» Task statement
Skip all pictures, then copy the lines from the start of the data through the line with "return fig.add_axes([l /", keeping both ends.

>> Start

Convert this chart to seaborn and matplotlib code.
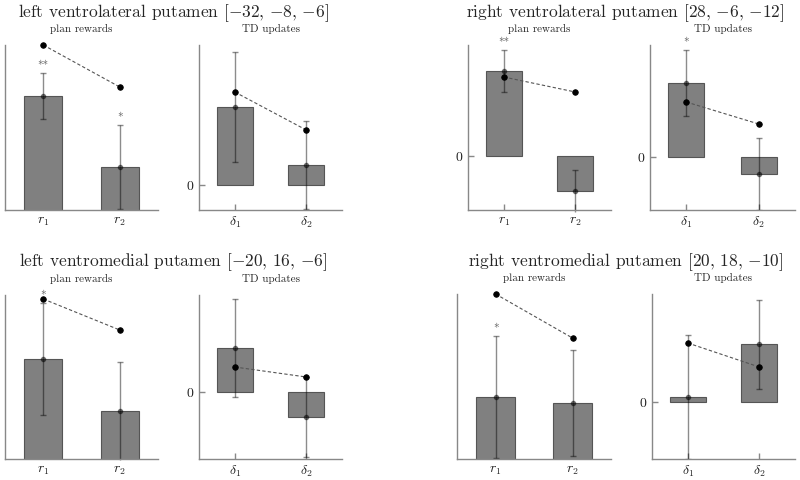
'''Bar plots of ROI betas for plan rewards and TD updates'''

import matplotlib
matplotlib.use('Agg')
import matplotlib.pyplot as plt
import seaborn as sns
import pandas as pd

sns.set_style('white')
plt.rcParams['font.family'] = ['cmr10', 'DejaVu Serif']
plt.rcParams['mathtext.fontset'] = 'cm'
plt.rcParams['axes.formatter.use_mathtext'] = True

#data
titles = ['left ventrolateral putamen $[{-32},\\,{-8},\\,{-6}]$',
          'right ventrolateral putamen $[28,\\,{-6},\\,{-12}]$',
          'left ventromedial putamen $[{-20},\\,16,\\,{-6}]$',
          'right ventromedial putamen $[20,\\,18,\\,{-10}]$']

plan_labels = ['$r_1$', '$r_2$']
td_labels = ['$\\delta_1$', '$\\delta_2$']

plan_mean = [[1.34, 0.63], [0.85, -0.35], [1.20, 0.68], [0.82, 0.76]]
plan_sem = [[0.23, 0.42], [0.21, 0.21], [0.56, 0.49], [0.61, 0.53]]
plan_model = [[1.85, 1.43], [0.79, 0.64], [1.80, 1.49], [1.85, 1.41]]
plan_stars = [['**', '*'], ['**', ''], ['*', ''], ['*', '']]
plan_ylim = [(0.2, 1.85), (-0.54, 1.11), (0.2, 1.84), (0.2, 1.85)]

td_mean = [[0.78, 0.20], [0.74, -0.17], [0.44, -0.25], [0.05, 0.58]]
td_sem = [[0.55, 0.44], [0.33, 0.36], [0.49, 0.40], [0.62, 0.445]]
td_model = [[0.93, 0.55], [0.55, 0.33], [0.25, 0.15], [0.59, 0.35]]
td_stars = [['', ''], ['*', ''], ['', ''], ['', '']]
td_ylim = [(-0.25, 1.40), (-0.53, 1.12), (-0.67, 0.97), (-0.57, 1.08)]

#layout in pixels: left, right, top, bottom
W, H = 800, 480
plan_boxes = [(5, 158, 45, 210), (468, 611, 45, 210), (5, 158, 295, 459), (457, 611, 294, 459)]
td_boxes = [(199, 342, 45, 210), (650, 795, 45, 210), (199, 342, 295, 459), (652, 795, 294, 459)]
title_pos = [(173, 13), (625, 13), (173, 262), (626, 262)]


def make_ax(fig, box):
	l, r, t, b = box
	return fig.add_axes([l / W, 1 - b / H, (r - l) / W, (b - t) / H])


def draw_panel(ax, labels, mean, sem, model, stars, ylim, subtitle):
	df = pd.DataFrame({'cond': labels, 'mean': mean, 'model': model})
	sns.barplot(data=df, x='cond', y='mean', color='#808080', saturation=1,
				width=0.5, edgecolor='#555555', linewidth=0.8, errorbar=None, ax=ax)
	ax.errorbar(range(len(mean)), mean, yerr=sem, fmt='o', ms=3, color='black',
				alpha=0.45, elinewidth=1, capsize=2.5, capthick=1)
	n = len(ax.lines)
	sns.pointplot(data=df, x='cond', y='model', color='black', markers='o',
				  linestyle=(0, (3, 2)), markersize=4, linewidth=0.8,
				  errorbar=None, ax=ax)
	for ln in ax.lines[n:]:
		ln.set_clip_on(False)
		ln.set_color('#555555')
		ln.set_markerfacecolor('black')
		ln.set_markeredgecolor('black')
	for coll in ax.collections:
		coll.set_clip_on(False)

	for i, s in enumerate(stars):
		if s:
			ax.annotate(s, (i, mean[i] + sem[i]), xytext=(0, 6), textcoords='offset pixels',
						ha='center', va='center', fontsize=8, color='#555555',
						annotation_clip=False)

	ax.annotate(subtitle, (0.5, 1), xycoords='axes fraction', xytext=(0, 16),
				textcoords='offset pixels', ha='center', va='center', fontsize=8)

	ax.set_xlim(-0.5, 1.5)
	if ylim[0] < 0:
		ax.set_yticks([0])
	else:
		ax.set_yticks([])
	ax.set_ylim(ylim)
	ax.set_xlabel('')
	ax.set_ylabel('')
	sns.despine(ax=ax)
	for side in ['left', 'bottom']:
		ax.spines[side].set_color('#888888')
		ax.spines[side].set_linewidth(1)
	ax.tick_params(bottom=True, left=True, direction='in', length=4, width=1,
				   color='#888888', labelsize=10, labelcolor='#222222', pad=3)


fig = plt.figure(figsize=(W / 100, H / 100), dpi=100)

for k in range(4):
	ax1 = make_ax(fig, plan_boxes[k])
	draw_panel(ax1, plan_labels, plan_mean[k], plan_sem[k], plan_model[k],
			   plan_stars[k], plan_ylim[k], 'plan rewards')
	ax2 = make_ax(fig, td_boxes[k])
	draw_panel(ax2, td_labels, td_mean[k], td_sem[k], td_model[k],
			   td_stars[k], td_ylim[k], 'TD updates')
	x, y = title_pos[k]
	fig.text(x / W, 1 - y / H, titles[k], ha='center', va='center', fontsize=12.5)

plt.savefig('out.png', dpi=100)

>> End

» Expected answer
Convert this chart to seaborn and matplotlib code.
'''Bar plots of ROI betas for plan rewards and TD updates'''

import matplotlib
matplotlib.use('Agg')
import matplotlib.pyplot as plt
import seaborn as sns
import pandas as pd

sns.set_style('white')
plt.rcParams['font.family'] = ['cmr10', 'DejaVu Serif']
plt.rcParams['mathtext.fontset'] = 'cm'
plt.rcParams['axes.formatter.use_mathtext'] = True

#data
titles = ['left ventrolateral putamen $[{-32},\\,{-8},\\,{-6}]$',
          'right ventrolateral putamen $[28,\\,{-6},\\,{-12}]$',
          'left ventromedial putamen $[{-20},\\,16,\\,{-6}]$',
          'right ventromedial putamen $[20,\\,18,\\,{-10}]$']

plan_labels = ['$r_1$', '$r_2$']
td_labels = ['$\\delta_1$', '$\\delta_2$']

plan_mean = [[1.34, 0.63], [0.85, -0.35], [1.20, 0.68], [0.82, 0.76]]
plan_sem = [[0.23, 0.42], [0.21, 0.21], [0.56, 0.49], [0.61, 0.53]]
plan_model = [[1.85, 1.43], [0.79, 0.64], [1.80, 1.49], [1.85, 1.41]]
plan_stars = [['**', '*'], ['**', ''], ['*', ''], ['*', '']]
plan_ylim = [(0.2, 1.85), (-0.54, 1.11), (0.2, 1.84), (0.2, 1.85)]

td_mean = [[0.78, 0.20], [0.74, -0.17], [0.44, -0.25], [0.05, 0.58]]
td_sem = [[0.55, 0.44], [0.33, 0.36], [0.49, 0.40], [0.62, 0.445]]
td_model = [[0.93, 0.55], [0.55, 0.33], [0.25, 0.15], [0.59, 0.35]]
td_stars = [['', ''], ['*', ''], ['', ''], ['', '']]
td_ylim = [(-0.25, 1.40), (-0.53, 1.12), (-0.67, 0.97), (-0.57, 1.08)]

#layout in pixels: left, right, top, bottom
W, H = 800, 480
plan_boxes = [(5, 158, 45, 210), (468, 611, 45, 210), (5, 158, 295, 459), (457, 611, 294, 459)]
td_boxes = [(199, 342, 45, 210), (650, 795, 45, 210), (199, 342, 295, 459), (652, 795, 294, 459)]
title_pos = [(173, 13), (625, 13), (173, 262), (626, 262)]


def make_ax(fig, box):
	l, r, t, b = box
	return fig.add_axes([l / W, 1 - b / H, (r - l) / W, (b - t) / H])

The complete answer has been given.